Filming continues on the east coast this spring. If you have a suggestion of where Frank should park his trailer alongside a river and cast a few flies, please fill out the online form (click here).

Photo courtesy of Jerry Darkes

Wednesday, March 12, 2008


I see pictures from around the world of fisher folk and there is one article of gear that is so uniformly accepted as part of the ceremonial garb of fishers on and off the water that I thought it was worth a post. That piece of gear is the ball cap. I suppose there are many names for it but I think you know what I mean by the term. What I'd like to ask the Way Upstream community is this, What matters most regarding your choice in a lid? Is it six panel design, stretch, size, adjustability, pony tail opening, brim, lining, vents, sentimental value, fabric, logo, shop or brand affiliation or what?
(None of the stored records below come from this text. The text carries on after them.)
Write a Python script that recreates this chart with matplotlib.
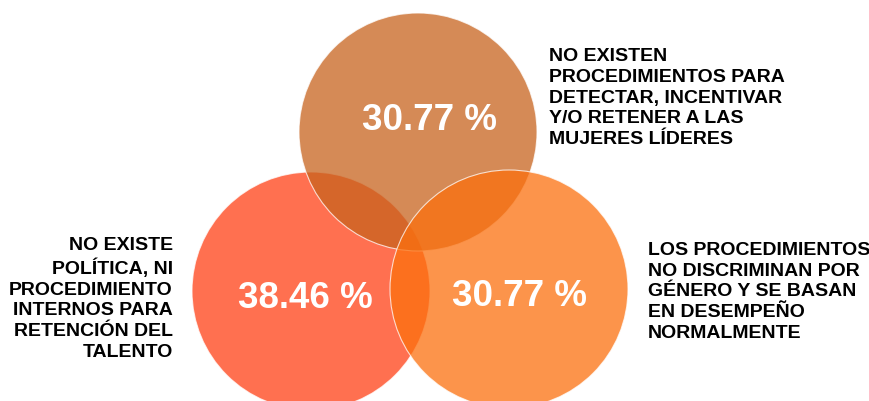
import matplotlib.pyplot as plt
from matplotlib.patches import Circle

plt.rcParams['font.family'] = ['Liberation Sans', 'DejaVu Sans']

# data
categorias = [
    "NO EXISTE\nPOLÍTICA, NI\nPROCEDIMIENTO\nINTERNOS PARA\nRETENCIÓN DEL\nTALENTO",
    "NO EXISTEN\nPROCEDIMIENTOS PARA\nDETECTAR, INCENTIVAR\nY/O RETENER A LAS\nMUJERES LÍDERES",
    "LOS PROCEDIMIENTOS\nNO DISCRIMINAN POR\nGÉNERO Y SE BASAN\nEN DESEMPEÑO\nNORMALMENTE",
]
porcentajes = [38.46, 30.77, 30.77]
colores = ["#ff4016", "#c7631e", "#fb700e"]

# layout (pixels) - left, top, right circles
centros = [(311, 291), (418, 132), (509, 289)]
radio = 119
pos_pct = [(305, 298), (430, 121), (520, 297)]
pos_lab = [(173, 299, "right"), (549, 98, "left"), (648, 292, "left")]

fig = plt.figure(figsize=(8.7, 4.01), dpi=100)
ax = fig.add_axes([0, 0, 1, 1])
ax.set_xlim(0, 870)
ax.set_ylim(401, 0)
ax.set_aspect("equal")
ax.axis("off")

for i in range(3):
    c = Circle(centros[i], radio, facecolor=colores[i], alpha=0.75,
               edgecolor="white", linewidth=0.8, zorder=i + 1)
    ax.add_patch(c)
    ax.text(pos_pct[i][0], pos_pct[i][1], f"{porcentajes[i]:.2f} %",
            color="white", fontsize=26.5, fontweight="bold",
            ha="center", va="center", zorder=10)
    x, y, al = pos_lab[i]
    ax.text(x, y, categorias[i], color="black", fontsize=14,
            fontweight="bold", ha=al, va="center", multialignment=al,
            linespacing=1.28, zorder=10)

fig.savefig("out.png", dpi=100)
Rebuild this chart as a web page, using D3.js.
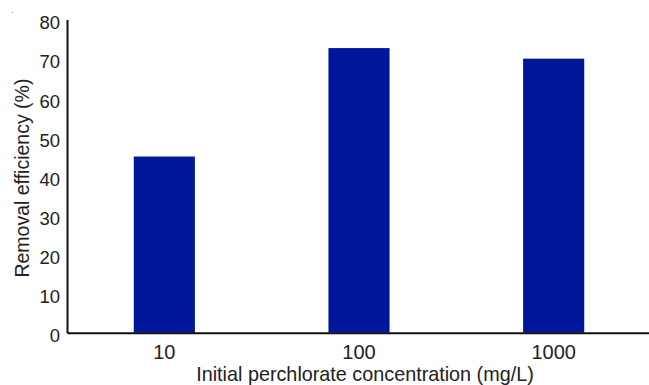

Let me know your thoughts on lids.

Photo by El Pescador

Friday, March 7, 2008

No Upwelling

From the Associated Press
March 4, 2008

GRANTS PASS, ORE. -- Scientists examining the sudden and widespread collapse of West Coast salmon returns are pointing to the unusual changes in weather patterns that caused the bottom to fall out of the ocean food web in 2005.

NOAA Fisheries Service oceanographer Bill Peterson said the juvenile salmon that left their native rivers and entered the Pacific Ocean in 2005 found little food being transported by the California Current, which flows from the northern Pacific south along the West Coast.

The reason was that the jet stream had shifted to the south, delaying the spring onset of winds out of the north that create a condition known as upwelling, which kickstarts the ocean food web by stirring the water from bottom to top, the agency said.

If there is no upwelling, there is no phytoplankton growth, no zooplankton growth, and basically you have no food chain that develops, because it all depends on the upwelling," Peterson said.
"We are not dismissing other potential causes for this year's low salmon returns," NOAA Fisheries Service Northwest Science Center Director Usha Varanasi said in a statement. "But the widespread pattern of low returns along the West Coast for (both coho and chinook) salmon indicates an environmental anomaly occurred in the California Current in 2005."

Read the complete article by Jeff Barnard (AP Environmental Writer) - click here

Drawings by Noah Stracqualursi
Flickr illustration by El Pescador

Wednesday, March 5, 2008

Sunday, March 2, 2008

Ray blockers

Sun protective clothing is fast becoming a staple offering from outdoor and fishing retailers. Consumers are more aware of the dangers of UV exposure and see the benefits of UPF rated gear. The Sun Mask (UPF 15) and Sunshade Shirt (UPF 30) are both pictured above on Craig Amacker (Fontana Sports Specialties) while on recent a trip to Ascension Bay. Click on the bold text for more details. One word of caution though, if you wear the Sun Mask for activities other than fly fishing or if you walk into your local gas station or convenience store with it on be ready for some strange looks. On an environmental note, both the Sun Mask and Sunshade Shirt are recylable through the Common Threads recycling program and the Sun Mask is made of 100% recycled polyester.